在“高校生命科学课程教学系列报告会(2013)”上, 高校生物科学类专业教指委主任委员、清华大学施一公院士做的《探寻科学史, 培养生命科学的逻辑与思维》引起了全场 500 多名与会代表的一致共鸣, 就是很好的例子。不仅与会教师对故事能产生共鸣, 学生们也非常喜欢。施一公院士在清华大学主讲的《生命科学的逻辑与思维》(限选 60 人)常常“爆棚”, 甚至北京大学的学生也常去“蹭课”。
科学故事可以在课堂讲, 为什么就不能写进教材里呢?建议遗传学教材编写者深挖遗传学故事,将故事、遗传学家的思想与遗传学知识有机结合起来, 使枯燥乏味的理论简单化、通俗化, 这样的遗传学教材一定会“有利于学生创新能力的培养和科学方法论的学习, 有利于激发学生的学习兴趣、提高教学效率, 有利于培养勇于存疑、敢于探索、实事求是和不迷信权威的科学精神”。
4.5 特色插图凤毛麟角
“国外教材最大的特点就是图文并茂, 插入了许多生动的、具有吸引力的彩色图片和照片, 使内容更加充实”。笔者闲暇时经常翻看 Gonick L 和Wheelis M 合编的《漫画玩转遗传学》(陈浩莺译,2010, 中国人口出版社 ), 常常对某个插图陷入沉思。如果我们的教材也能这样, 一定会引起学生学习兴趣的。当然指望全这样也是不现实的, 因为这种形式将有损教材的严肃性及学术性。但穿插到教材合适地方, 是完全可行的, 能增加读者的学习兴趣, 帮助学生理解并记忆其中的深奥道理。米景九等指出, 美国遗传学教材都“精心设计了大量的图解和插图, 为了醒目还采用了彩色套版印刷”。可惜的是, 目前我国遗传学教材的插图偏少(尤其是彩图), 能让读者记住的特色插图更是凤毛麟角, 反映我们热衷于“编”(移植于国外文献)、疏于“思”(构思于自己), 建议遗传学教学编写团队增加既懂遗传学又擅长电脑绘图的年轻人。
4.6 印刷页字数过满
我国大学教材普遍注重文字。为了降低成本,出版社又往往用小号字体排版, 使得印刷页字数过满, 看着就犯困。作者在编写《现代分子生物学实验原理与技术》(科学出版社, 2006)时, 注意到了这个问题。
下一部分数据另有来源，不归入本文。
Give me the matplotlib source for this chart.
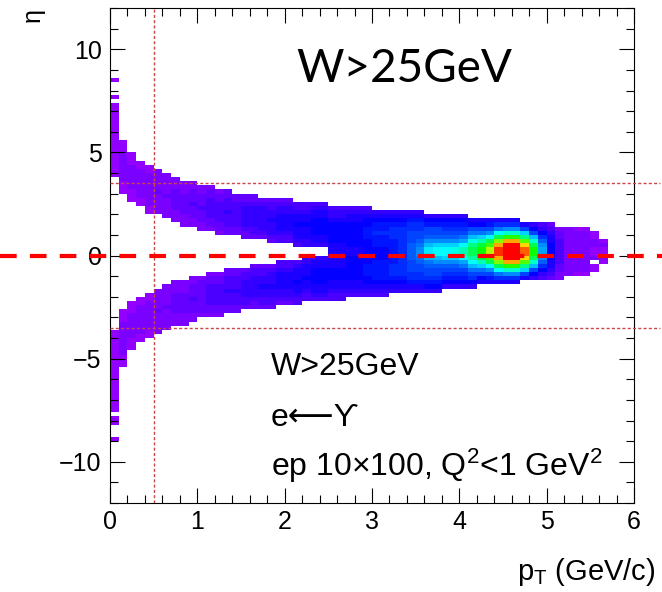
import colorsys
import numpy as np
import matplotlib
matplotlib.use("Agg")
import matplotlib.pyplot as plt
from matplotlib.colors import ListedColormap, Normalize
from matplotlib.ticker import MultipleLocator
from matplotlib.transforms import blended_transform_factory

# ---------------- data ----------------
# pT columns of width 0.1 GeV/c starting at 0; eta rows of width 0.2
# upper band (eta > 0): outer edge / inner edge
up_hi = [7.4, 5.6, 5.0, 4.6, 4.4, 4.2, 4.0, 3.8, 3.6, 3.6,
         3.4, 3.4, 3.2, 3.2, 3.0, 3.0, 3.0, 2.8, 2.8, 2.8,
         2.8, 2.6, 2.6, 2.6, 2.6, 2.4, 2.4, 2.4, 2.4, 2.4,
         2.2, 2.2, 2.2, 2.2, 2.2, 2.2, 2.0, 2.0, 2.0, 2.0,
         2.0, 1.8, 1.8, 1.8, 1.8, 1.8, 1.8, 1.6, 1.6, 1.6,
         1.6, 1.4, 1.4, 1.4, 1.4, 1.2, 0.8]
up_lo = [3.8, 3.0, 2.6, 2.4, 2.0, 2.0, 1.8, 1.6, 1.4, 1.4,
         1.2, 1.2, 1.0, 1.0, 1.0, 0.8, 0.8, 0.8, 0.6, 0.6,
         0.6, 0.4, 0.4, 0.4, 0.4, 0.2, 0.2, 0.2, 0.2, 0.2,
         0.2, 0.2, 0.2, 0.2, 0.2, 0.2, 0.2, 0.2, 0.2, 0.2,
         0.2, 0.2, 0.2, 0.2, 0.2, 0.2, 0.2, 0.2, 0.2, 0.2,
         0.2, 0.2, 0.2, 0.2, 0.2, 0.2, 0.2]
# lower band (eta < 0): inner edge / outer edge
dn_hi = [-3.6, -2.6, -2.2, -2.0, -1.8, -1.6, -1.4, -1.2, -1.2, -1.0,
         -1.0, -0.8, -0.8, -0.6, -0.6, -0.6, -0.4, -0.4, -0.4, -0.2,
         -0.2, -0.2, 0.0, 0.0, 0.0, 0.2, 0.2, 0.2, 0.2, 0.2,
         0.2, 0.2, 0.2, 0.2, 0.2, 0.2, 0.2, 0.2, 0.2, 0.2,
         0.2, 0.2, 0.2, 0.2, 0.2, 0.2, 0.2, 0.2, 0.2, 0.2,
         0.2, 0.2, 0.2, 0.2, 0.2, 0.2, 0.2]
dn_lo = [-7.6, -5.4, -4.6, -4.2, -4.0, -3.8, -3.6, -3.4, -3.4, -3.2,
         -3.0, -3.0, -3.0, -2.8, -2.8, -2.6, -2.6, -2.6, -2.6, -2.4,
         -2.4, -2.4, -2.2, -2.2, -2.2, -2.2, -2.2, -2.0, -2.0, -2.0,
         -2.0, -2.0, -1.8, -1.8, -1.8, -1.8, -1.8, -1.8, -1.6, -1.6,
         -1.6, -1.6, -1.4, -1.4, -1.4, -1.4, -1.4, -1.2, -1.2, -1.2,
         -1.2, -1.2, -1.0, -1.0, -1.0, -0.8, -0.4]
# colour level (fraction of maximum) of the bands in each pT column
base_lvl = [0.015, 0.025, 0.025, 0.03, 0.03, 0.04, 0.04, 0.05, 0.05, 0.06,
            0.06, 0.07, 0.07, 0.08, 0.08, 0.09, 0.09, 0.10, 0.10, 0.11,
            0.11, 0.12, 0.12, 0.13, 0.13, 0.12, 0.12, 0.13, 0.13, 0.14,
            0.15, 0.15, 0.16, 0.16, 0.17, 0.17, 0.18, 0.18, 0.18, 0.18,
            0.18, 0.18, 0.18, 0.18, 0.18, 0.17, 0.17, 0.16, 0.14, 0.11,
            0.08, 0.05, 0.035, 0.03, 0.025, 0.02, 0.02]
# extra level of the hot spot near eta ~ 0.2
hot_lvl = [0.0] * 33 + [0.03, 0.06, 0.10, 0.17, 0.19, 0.20, 0.21, 0.26,
                        0.33, 0.42, 0.55, 0.80, 1.10, 1.10, 0.78, 0.45,
                        0.18, 0.06, 0.02] + [0.0] * 5
hot_w = [0.35] * 41 + [0.45] * 3 + [0.5] * 4 + [0.45] * 9
hot_eta = 0.2
# isolated cells at very low pT and a missing cell
extra_pt = [0.05, 0.05, 0.05, 0.05, 0.05]
extra_eta = [8.5, 7.7, -7.9, -8.1, -8.9]
hole_pt = [5.55]
hole_eta = [-0.3]

x_ticks = [0, 1, 2, 3, 4, 5, 6]
y_ticks = [-10, -5, 0, 5, 10]

# ---------------- build histogram ----------------
ncol = len(up_hi)
pt_edges = np.arange(ncol + 1) * 0.1
eta_edges = np.linspace(-12, 12, 121)
eta_c = 0.5 * (eta_edges[:-1] + eta_edges[1:])
Z = np.full((len(eta_c), ncol), np.nan)
for c in range(ncol):
    m_up = 0.5 * (up_lo[c] + up_hi[c]); s_up = 0.4 * (up_hi[c] - up_lo[c])
    m_dn = 0.5 * (dn_lo[c] + dn_hi[c]); s_dn = 0.4 * (dn_hi[c] - dn_lo[c])
    lvl = base_lvl[c] * (np.exp(-0.5 * ((eta_c - m_up) / s_up) ** 2)
                         + np.exp(-0.5 * ((eta_c - m_dn) / s_dn) ** 2))
    lvl += hot_lvl[c] * np.exp(-0.5 * ((eta_c - hot_eta) / hot_w[c]) ** 2)
    lvl = np.maximum(lvl, 0.005)
    sel = ((eta_c > up_lo[c]) & (eta_c < up_hi[c])) | ((eta_c > dn_lo[c]) & (eta_c < dn_hi[c]))
    Z[sel, c] = lvl[sel]
for p, e in zip(extra_pt, extra_eta):
    Z[np.argmin(abs(eta_c - e)), int(p / 0.1)] = 0.01
for p, e in zip(hole_pt, hole_eta):
    Z[np.argmin(abs(eta_c - e)), int(p / 0.1)] = np.nan

# ROOT "pretty" palette: 50 colours, hue 280 -> 0
pal = [colorsys.hls_to_rgb((280 - (i + 1) * 5.6) / 360.0, 0.5, 1.0) for i in range(50)]
cmap = ListedColormap(pal)
cmap.set_bad((1, 1, 1, 0))

# ---------------- figure ----------------
plt.rcParams['font.family'] = ['Liberation Sans', 'DejaVu Sans']
plt.rcParams['mathtext.default'] = 'regular'
plt.rcParams['lines.scale_dashes'] = False

W, H = 662, 592
fig = plt.figure(figsize=(W / 100, H / 100), dpi=100)
L, R, T, B = 110, 634, 8, 503
ax = fig.add_axes([L / W, 1 - B / H, (R - L) / W, (B - T) / H])

ax.pcolormesh(pt_edges, eta_edges, np.ma.masked_invalid(Z), cmap=cmap,
              norm=Normalize(0, 1), shading='flat', zorder=1)

ax.set_xlim(0, 6)
ax.set_ylim(-12, 12)
ax.set_xticks(x_ticks)
ax.set_yticks(y_ticks)
ax.xaxis.set_minor_locator(MultipleLocator(0.2))
ax.yaxis.set_minor_locator(MultipleLocator(1))
ax.tick_params(which='both', direction='in', top=True, right=True, width=0.8)
ax.tick_params(which='major', length=11, labelsize=18)
ax.tick_params(which='minor', length=5.5)
ax.tick_params(axis='x', pad=5)
ax.tick_params(axis='y', pad=6)
for s in ax.spines.values():
    s.set_linewidth(0.8)

dot_col = '#c84848'
ax.plot([0.5, 0.5], [-12, 12], color=dot_col, lw=1.0, linestyle=(0, (2.2, 1.6)), zorder=3)
for yv in (3.5, -3.5):
    ax.plot([0, 6.3], [yv, yv], color=dot_col, lw=1.0, linestyle=(0, (2.2, 1.6)),
            zorder=3, clip_on=False)
tr = blended_transform_factory(fig.transFigure, ax.transData)
ax.plot([0, 1], [0, 0], transform=tr, color='#ff0000', lw=3.0,
        linestyle=(0, (12, 9.5)), zorder=4, clip_on=False)

fig.text(296 / W, 1 - 82 / H, 'W>25GeV', fontfamily=['Lato', 'DejaVu Sans'], fontsize=33,
         ha='left', va='baseline')
fig.text(271 / W, 1 - 375 / H, 'W>25GeV', fontsize=23, ha='left', va='baseline')
fig.text(271 / W, 1 - 426 / H, 'e\u27f5\u03d2', fontsize=23, ha='left', va='baseline')
fig.text(271 / W, 1 - 476 / H, 'ep 10\u00d7100, Q$^{2}$<1 GeV$^{2}$', fontsize=23,
         ha='left', va='baseline')
fig.text(33 / W, 1 - 8 / H, '\u03b7', fontsize=18, rotation=90, ha='center', va='top')
fig.text(655 / W, 1 - 580 / H, 'p$_{T}$ (GeV/c)', fontsize=21, ha='right', va='baseline')

fig.savefig('out.png', dpi=100)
为此, 采用了“Tips”、“Questions”艺术风格,增加了字体种类、分割线、行间距的“奢华”排版处理, 读者反映良好。类似的排版小技巧很多, 建议遗传学教材编着者、出版社编辑加以考虑, 增加教材阅读的轻松感。这样做, 可能会浪费一些版面, 但与激发学生学习兴趣相比, 这种浪费是值得的。
总之, 自高考恢复以来, 我国在遗传学教材建设方面取得了一系列卓有成效的成绩。但在看到成绩的同时, 也应该正视存在的问题。本文不揣冒昧提出上述问题, 权在抛砖引玉, 以求编(着)者能够精益求精, 为我国高校遗传学教学迈上新台阶编写出更加优秀的教材。